Polytunnels for pennies



Polytunnels are a wonderful invention, especially for windy, exposed places like ours. They will stand the test of time long after a greenhouse has given up the ghost as long as the foundations are sound. The downside is that the plastic has to be replaced after a few years, but I can live with that.

We already have one polytunnel, which we got for a bargain, but you can never have too many when you're gardening 'at altitude' (well, almost!) so I thought we'd put the old greenhouse foundations to good use and make our own.

Thanks to Alan, this polytunnel cost just a few pence - the price of a few nails and some duct tape. The piping, metal poles, paving and plastic were all scavenged from his allotment and I found some foam piping and bubblewrap to stop the poles rubbing against the sheeting. The wire ventilation panel is reclaimed from an old chicken pen which I took out of the shed when we moved in.

I've been putting manure and leaf mould into this spot for about a year, so the soil is perfect for greedy squashes, and I added half a dozen more bags of well-rotted finest from a friend's smallholding to give them a bit extra when I planted them out. All they need now is some recycled plastic milk cartons with their bottoms cut off, to make sure the water gets right down to the roots.



The calendulas are looking gorgeous, and will hopefully keep the black fly away from the vegetables. I've always been too busy sowing seeds of plants to eat to think about flowers, but this year I took the plunge and started some flowers too (and you can even eat these, which is an added bonus!).



This is inside the large polytunnel, where the tomatoes are doing well, and the strawberry barrel (top right) has already given us a few tasty treats, with plenty more to come.

Comments

Let's talk about tomatoes



The polytunnel is coming into its own now the weather has warmed up a bit, and although we're not currently seeing the 20+ degrees of the end of last month, it's not bad at all. I always forget how long it takes to water everything at this time of year, and the fact that we've had to water the allotment about five times already shows we've already had better weather than last year, when I think the hosepipe came out once or twice in total for the whole summer.

The tomatoes have their own rather 'heath robinson' construction for support (below), but I think it will do the job. The last two years I've taken on a Geoff Hamilton tip to wrap string around the root ball of the plant before planting, as then it supports itself as it grows (I just need to wind it into the string every once in a while). It saves having lots of canes and for me, it works, so I'll be sticking with it.



We recently took the plunge and went to the recycle/local crafts fair at Gibside, the National Trust property nearby. We took living salads, brassicas and tomatoes (I was giving them away as we have far too many (note to self: don't sow or pot on so many next year. The trouble with raising too many seeds is I get far too sentimental about them and think as they're germinated every one of them deserves a shot at life, which causes me a lot of extra work, so I need to toughen up a bit.)

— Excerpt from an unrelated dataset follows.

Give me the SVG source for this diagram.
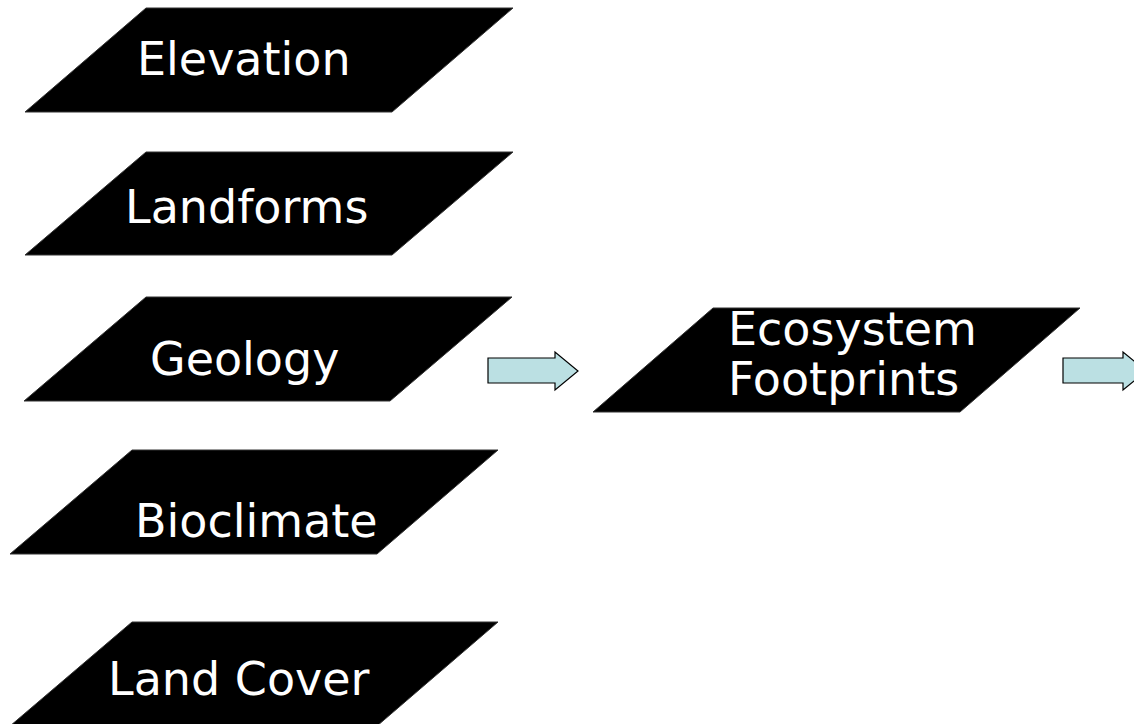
<svg xmlns="http://www.w3.org/2000/svg" width="1134" height="724" viewBox="0 0 1134 724">
<style>
.shape{fill:#000;stroke:#333;stroke-width:1}
.lbl{font-family:"DejaVu Sans",Verdana,sans-serif;font-size:46px;fill:#fff}
.arrow{fill:#BBE0E3;stroke:#000;stroke-width:1.2;stroke-linejoin:miter}
</style>
<rect width="1134" height="724" fill="#fff"/>
<g id="elevation">
<polygon class="shape" points="146,8 513,8 392,112 25,112"/>
<text class="lbl" x="137" y="75">Elevation</text>
</g>
<g id="landforms">
<polygon class="shape" points="146,152 513,152 392,255 25,255"/>
<text class="lbl" x="125" y="223">Landforms</text>
</g>
<g id="geology">
<polygon class="shape" points="146,297 512,297 390,401 24,401"/>
<text class="lbl" x="150" y="375">Geology</text>
</g>
<g id="bioclimate">
<polygon class="shape" points="132,450 498,450 377,554 10,554"/>
<text class="lbl" x="135" y="537">Bioclimate</text>
</g>
<g id="landcover">
<polygon class="shape" points="132,622 498,622 377,726 10,726"/>
<text class="lbl" x="108" y="695">Land Cover</text>
</g>
<g id="ecosystem">
<polygon class="shape" points="713,308 1080,308 960,412 593,412"/>
<text class="lbl" x="728" y="345">Ecosystem</text>
<text class="lbl" x="728" y="395">Footprints</text>
</g>
<g id="connectors">
<path class="arrow" d="M488,358 H555 V352 L578,371 L555,390 V383 H488 Z"/>
<path class="arrow" d="M1063,358 H1123 V352 L1146,371 L1123,390 V383 H1063 Z"/>
</g>
</svg>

We made a few pounds, which helps to buy some extra compost (I don't think you can ever produce as much as you need) and chicken feed, so it was worth the trip. It was also great for chatting to other stallholders and spreading the word about the garden to visitors; we even found ourselves offering gardening advice, so I hope that was more helpful than not!

The weather wasn't very good and we were re-located from the car park, which is the ideal central point, but I think it would be worth going back to another one later in the year. David also demonstrated some green woodworking and made whistles from elder cut that morning - at least one parent of an enthusiastic whistling child will be sorry he did!



The hops are looking healthy, and I hope to be able to avoid the black fly they suffered from last year by keeping a closer eye on them and letting a bit more air in near the roots and taking out the excess shoots. It would be good to get some decent hops this year as I made some great ginger and nettle beer (more about that in another post) with the previous season's hops, and it would be good to get some more going in the autumn.

We still have the chicks on loan (I think I'm looking after them too well) and they are providing hours of entertainment, especially with their 'worm rugby' and 'pass the porridge' games, which never cease to make me smile.

I've just put the maypole up and the French/runner beans in, so we'll see how long they survive before the slugs and snails move in. Back to the polytunnel, and the phacelia (below) has self-seeded from last year and is looking lovely up the back of the staging; it attracts loads of bees, fixes nutrients into the soil and fills the air with a gorgeous perfume - what more could you ask for from a plant?